Psalm 46:10 – “Be still and know that I am God.”
Cup of my favourite joe in my favourite mug… check. iPad streaming the latest worship song… check. My too-dusty Bible open on the decently cleared off kitchen counter… check. The kids are in bed… check… well, I’d better not check as they might not stay down, but at least it’s quiet for now. Alright. This should be a perfect place to meet God… but where is He?
All too often I find myself striving to create the perfect scenario to meet with God. From striving to cram in a radio sermon on the way home from work to chiming off “Christian-ese” greetings to every other exhausted yet smiling person I meet on Sunday morning, I find myself striving to be a lot. Be the Christian before Christ I ought to be. Be the husband I wish I could be. Be the father I should be. Be the participant in the community that I need to be. Be the employee that everyone wants me to be. I think though, that in being these things, or at least trying to be, I miss the mark entirely.
Not that these are not all valid or worthwhile endeavours in and of their own rights. They are. God wants us to be balanced and he wants us to be good stewards of the time, talents, and resources He chooses to bless us with, but sometimes in all of our striving, our struggling, our be-ing, we miss out on the simple truth of Psalm 46:10, the call to be still, and know that He is God.

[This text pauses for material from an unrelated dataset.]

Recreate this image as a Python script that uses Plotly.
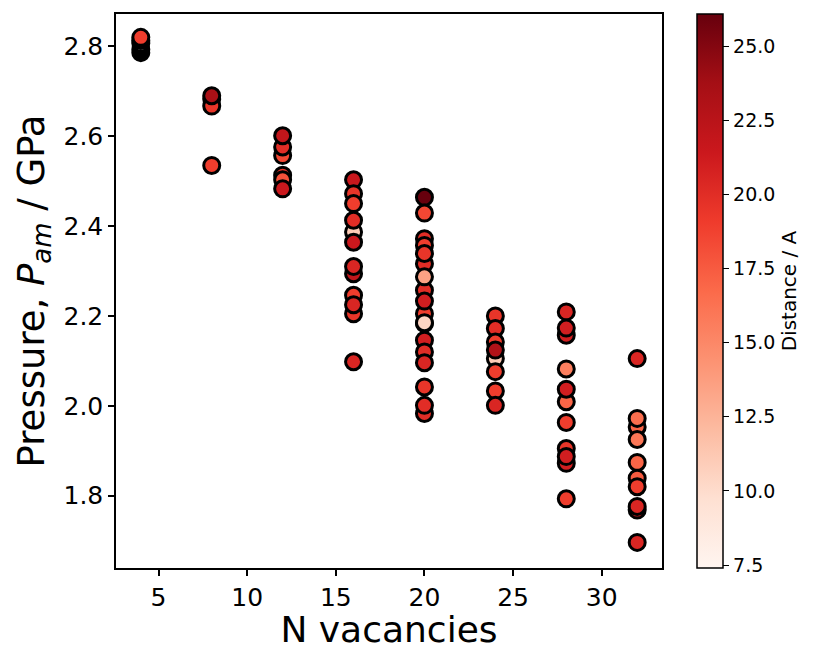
import plotly.graph_objects as go
from plotly.colors import sample_colorscale

# Pressure vs. number of vacancies, coloured by vacancy distance (Å).
# None = no distance recorded for that configuration.
n_vacancies = [
    4, 4, 4, 4, 4,
    8, 8, 8, 8,
    12, 12, 12, 12, 12, 12,
    16, 16, 16, 16, 16, 16, 16, 16, 16, 16, 16, 16,
    20, 20, 20, 20, 20, 20, 20, 20, 20, 20, 20, 20, 20, 20, 20, 20, 20, 20,
    24, 24, 24, 24, 24, 24, 24, 24,
    28, 28, 28, 28, 28, 28, 28, 28, 28, 28, 28,
    32, 32, 32, 32, 32, 32, 32, 32, 32, 32,
]
pressure = [
    2.786, 2.793, 2.807, 2.813, 2.820,
    2.683, 2.667, 2.690, 2.535,
    2.557, 2.576, 2.601, 2.513, 2.503, 2.483,
    2.503, 2.472, 2.387, 2.450, 2.413, 2.364, 2.294, 2.310, 2.246, 2.205, 2.225, 2.098,
    2.464, 2.429, 2.372, 2.357, 2.316, 2.339, 2.257, 2.287, 2.205, 2.183, 2.233, 2.146,
    2.120, 2.096, 2.042, 1.983, 2.001, 2.185,
    2.200, 2.172, 2.142, 2.105, 2.124, 2.076, 2.033, 2.001,
    2.209, 2.157, 2.173, 2.082, 2.009, 2.037, 1.963, 1.905, 1.872, 1.887, 1.793,
    2.105, 1.953, 1.972, 1.925, 1.874, 1.839, 1.820, 1.768, 1.776, 1.696,
]
distance = [
    None, None, 7.4, None, 19.0,
    21.0, 19.5, 23.5, 19.0,
    18.5, 20.0, 22.0, 19.5, 18.0, 21.5,
    21.5, 19.5, 11.0, 19.0, 20.0, 21.5, 22.0, 20.5, 19.0, 19.5, 20.5, 20.5,
    26.08, 18.5, 20.0, 19.0, 20.0, 19.5, 20.0, 13.5, 19.0, 11.0, 21.0, 21.0,
    20.0, 20.5, 19.5, 20.0, 20.0, 10.5,
    19.5, 20.0, 19.0, 11.0, 23.0, 19.0, 19.0, 20.5,
    20.5, 21.0, 21.0, 15.5, 17.0, 21.0, 19.0, 19.5, 21.0, 21.0, 19.0,
    20.5, 17.0, 16.5, 16.0, 17.0, 17.5, 19.0, 21.0, 20.5, 20.5,
]

d_min, d_max = 7.4, 26.08
colorbar_ticks = [7.5, 10.0, 12.5, 15.0, 17.5, 20.0, 22.5, 25.0]
x_ticks = [5, 10, 15, 20, 25, 30]
y_ticks = [1.8, 2.0, 2.2, 2.4, 2.6, 2.8]

FONT = "DejaVu Sans"

# Map each distance through the Reds scale; missing distances render black.
fill = []
for d in distance:
    if d is None:
        fill.append("black")
    else:
        t = min(max((d - d_min) / (d_max - d_min), 0.0), 1.0)
        fill.append(sample_colorscale("Reds", [t])[0])

fig = go.Figure()

fig.add_trace(go.Scatter(
    x=n_vacancies, y=pressure, mode="markers",
    marker=dict(size=16, color=fill, line=dict(color="black", width=3)),
    showlegend=False, hoverinfo="x+y",
))

# Colour bar for the distance scale
fig.add_trace(go.Scatter(
    x=[None], y=[None], mode="markers", showlegend=False,
    marker=dict(
        color=[d_min], colorscale="Reds", cmin=d_min, cmax=d_max, showscale=True,
        colorbar=dict(
            x=1.064, xanchor="left", xpad=0, y=0.5, yanchor="middle", ypad=0,
            len=1, lenmode="fraction", thickness=26,
            outlinewidth=1.5, outlinecolor="black",
            tickvals=colorbar_ticks, tickformat=".1f",
            ticks="outside", ticklen=6, tickwidth=1.2, tickcolor="black",
            tickfont=dict(family=FONT, size=19, color="black"),
            title=dict(text="Distance / A", side="right",
                       font=dict(family=FONT, size=20, color="black")),
        ),
    ),
))

axis_common = dict(
    showline=True, linecolor="black", linewidth=1.5, mirror=True,
    ticks="outside", ticklen=6, tickwidth=1.5, tickcolor="black",
    showgrid=False, zeroline=False,
    tickfont=dict(family=FONT, size=25, color="black"),
)

fig.update_xaxes(
    range=[2.6, 33.4], tickvals=x_ticks,
    title=dict(text="N vacancies", font=dict(family=FONT, size=36, color="black"), standoff=6),
    **axis_common,
)
fig.update_yaxes(
    range=[1.639, 2.872], tickvals=y_ticks, tickformat=".1f",
    title=dict(text="Pressure, <i>P</i><sub><i>am</i></sub> / GPa",
               font=dict(family=FONT, size=37, color="black"), standoff=8),
    **axis_common,
)

fig.update_layout(
    width=813, height=650,
    margin=dict(l=116, r=151, t=14, b=82, autoexpand=False),
    paper_bgcolor="white", plot_bgcolor="white",
)

fig.write_html("out.html")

Stillness isn’t the norm in my life. From the moment I hear my backyard chickens waking in the morning to the last futile attempts to hold my weary eyelids open for one more task each night, life as a Christian husband, father of four (see one of them above), son, son-in-law, friend, church leader and teacher is go, Go, GO! Even when I try to create the perfect “still” moment, the phone rings, the dog barks, or the to-do list for the day creeps into my head and all of my attempts to meet God are lost. But maybe that’s the point. These attempts, while well-intentioned, are mine. All mine. Not His. As the lowercase “master” of my own universe, sometimes I try to take command and take charge of the One thing I can never be. God.
Think about it. Being still is scary. It is quiet. Sometimes too quiet. I hear my thoughts. I might actually even hear His. Yikes. Is that what I really want?!? While I have been nudged to write this for the past few months, it took until today to take the time to put pixel to paper. Not because I didn’t want to, but because I was trying to contrive the perfect opportunity to do so amid the daily storms of everyday life. Brake jobs, board meetings and bad days always seemed to get in the way.
The final clincher for picking up the keyboard came yesterday as I sat under a gazebo in a campground in an unexpected torrential thunderstorm trying to get free wi-fi. Not the brightest idea, but one none the less. You see, I had the storm raging all around me, but I finally realized that it is in this storm that God provided the shelter I needed most. I could not have arranged a better time or place than this. Never. I could have fretted. I could have made a run for it. I could have… but I didn’t. I was still. I stopped planning, scheming, dreaming and instead focused on be-ing. Being still. Motionless. Trapped. Unable to do anything except enjoy the power and the beauty of the moment and enjoy the respite and reprieve God gave so unexpectedly. So undeservedly. I was still, and in that moment, I knew that He was God. And in knowing, I saw his protection, provision and promise ring true once again. As always.
As I was pounced on this morning by my loving two year old son once again and jolted from my slumber, I realized that this new sense of be-ing, of stillness, had to be a choice. A daily one. An hourly one. Even a moment by moment one. Like breathing. Take marriage, for example. True relationship doesn’t happen by forcing it. By contriving the situation so it all works out. I mean, God can use my failed attempts to work into His permissive will, but I know for me to meet a wife like mine, it was a lot more Him than me. God’s perfect will occurs as I let go, and let God. True connection in any relationship happens as we “be still” together. From hand slipping into hand on a quiet, enjoyable walk together, the unexpected hug after reading a child a bed time story “one more time,” or the smile on a friend’s face after they have been truly heard instead of being told a hundred different times that it’s all going to be okay, these moments, when we are still, are often the most memorable and the most satisfying. Yet sadly, they are often the most rare.
Today as you face the storms in your life, as chaos rages and you wish the swells of fear and doubt would subside, remember as you start and end each day, and often as you battle through it, to take a moment, even just one, and be still. For it is in the stillness that you hear what you truly need, the reminder that He is God and that there is nothing that He can’t do. Yes, even that one thing you so desperately cling to as yours to do something about. Be still and truly know that He is God.